The same with economists: remember how Ken Binford (from my old department, UCL Dept. of Political Economy) back in 2000 (when I arrived back in the UK, so I remember it well) sold the UK government on the idea of a game theory-driven auction to get telephone network operators to bid high prices for 3G licences, only for the government to discover that none of the companies behaved in the way predicted during the bidding process (it fact it almost bankrupted the entire telecoms sector in the UK), and British society may well have lost out as a result (as John Naughton so rightly states in this week's Observer). Others - including Jim Bryant - of Sheffield Hallam - have different ideas about how people really behave within the context of game theory.

Fundamental to all these issues is the - not new - idea that both technology pundits and theorisers from certain academic disciplines assume that people behave in certain ways (have certain preconceived ideas about how people behave), but never looking at how they do behave. Further, they believe that new systems or processes can be imposed that ignore real patterns of behaviour. That way, they can conveniently ignore all the work that has already been done by others.

Getting back to the field of IT, we've certainly been here before with push technology, portals and vortals, ASPs and all the other fads that have assailed us over recent years.

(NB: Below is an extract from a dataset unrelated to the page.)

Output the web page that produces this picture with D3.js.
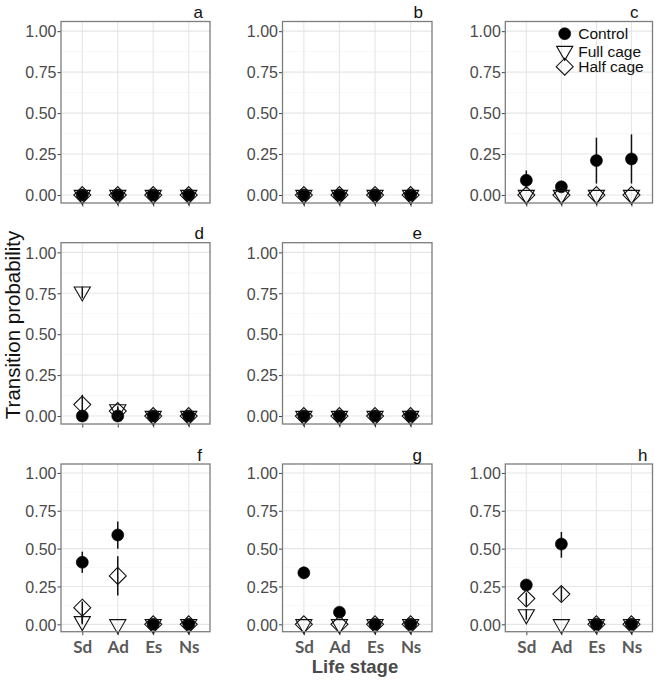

Anyway, back to the topic in hand: for another view of social software - this time sceptical of both the BBC's involvement through iCan, and the government's interest through the PM's Strategy Unit - have a quick look at Martyn Perks' blasting of social software, Social software - get real. While Perks' arguments are sometimes (often?) not particularly well-informed, and there is a whiff of grinding of political axes about the positions he adopts, he does stand on the opposite side of the podium from the technological determinists busy adding to the talking up of everything social. But once again, Perks' position is deterministic: this time not assigning determinism to technology, but supporting the idea is that politicians and political interests determine. Everything. A little more tasty is Ross Mayfield reacting to Perks.

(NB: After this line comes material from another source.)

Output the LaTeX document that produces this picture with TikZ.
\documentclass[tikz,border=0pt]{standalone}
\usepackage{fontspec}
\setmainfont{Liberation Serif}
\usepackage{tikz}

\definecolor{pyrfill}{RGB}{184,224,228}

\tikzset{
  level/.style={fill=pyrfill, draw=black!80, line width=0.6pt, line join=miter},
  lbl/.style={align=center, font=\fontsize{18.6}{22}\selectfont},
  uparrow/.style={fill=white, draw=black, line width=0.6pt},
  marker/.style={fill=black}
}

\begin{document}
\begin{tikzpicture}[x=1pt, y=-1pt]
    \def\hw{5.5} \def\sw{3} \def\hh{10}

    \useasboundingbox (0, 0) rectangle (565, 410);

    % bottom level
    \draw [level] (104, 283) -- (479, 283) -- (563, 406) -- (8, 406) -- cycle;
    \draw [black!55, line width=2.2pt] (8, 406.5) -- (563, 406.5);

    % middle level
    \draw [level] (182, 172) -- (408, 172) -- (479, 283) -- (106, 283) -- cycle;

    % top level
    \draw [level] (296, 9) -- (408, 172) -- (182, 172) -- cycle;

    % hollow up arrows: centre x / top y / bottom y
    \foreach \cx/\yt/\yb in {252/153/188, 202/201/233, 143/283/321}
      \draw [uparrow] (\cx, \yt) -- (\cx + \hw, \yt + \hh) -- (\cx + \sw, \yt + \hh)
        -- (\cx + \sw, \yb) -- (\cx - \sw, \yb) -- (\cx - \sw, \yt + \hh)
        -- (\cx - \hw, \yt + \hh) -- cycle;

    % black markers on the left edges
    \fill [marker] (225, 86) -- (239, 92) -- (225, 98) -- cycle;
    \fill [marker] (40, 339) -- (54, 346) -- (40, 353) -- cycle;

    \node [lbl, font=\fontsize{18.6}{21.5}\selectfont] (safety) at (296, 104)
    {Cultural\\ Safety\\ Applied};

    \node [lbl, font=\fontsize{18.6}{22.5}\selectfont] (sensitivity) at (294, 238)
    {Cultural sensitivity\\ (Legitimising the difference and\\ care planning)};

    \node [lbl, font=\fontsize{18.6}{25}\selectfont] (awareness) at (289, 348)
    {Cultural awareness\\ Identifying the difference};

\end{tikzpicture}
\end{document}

In general, though, there sure is a lack of rigour in this debate, with a generalised acceptance of male pundits pushing various flavours of determinism. Exceptional are people like Tom Coates (of plasticbag fame) and Tom Steinberg, supporters of the step-by-step, incremental approach to change in the society-technology interface. Just the kind of thing software engineers are supposed to support - but claim to rarely have the time for.

Will the others (editors of computer magazines, consultants for big-four consultancies, speakers at pundit-rich conferences) ever learn? Probably not, because I suspect they are at the autistic end of the spectrum. Collectors of things, phenomena, personal theories. Theorisers, list-makers, database-makers, with no relationship to society.

But perhaps such sad blokes could do with reading The Essential Difference: Men, Women and the Extreme Male Brain by Simon Baron-Cohen and brooding in the corner while the rest of us get on with real life.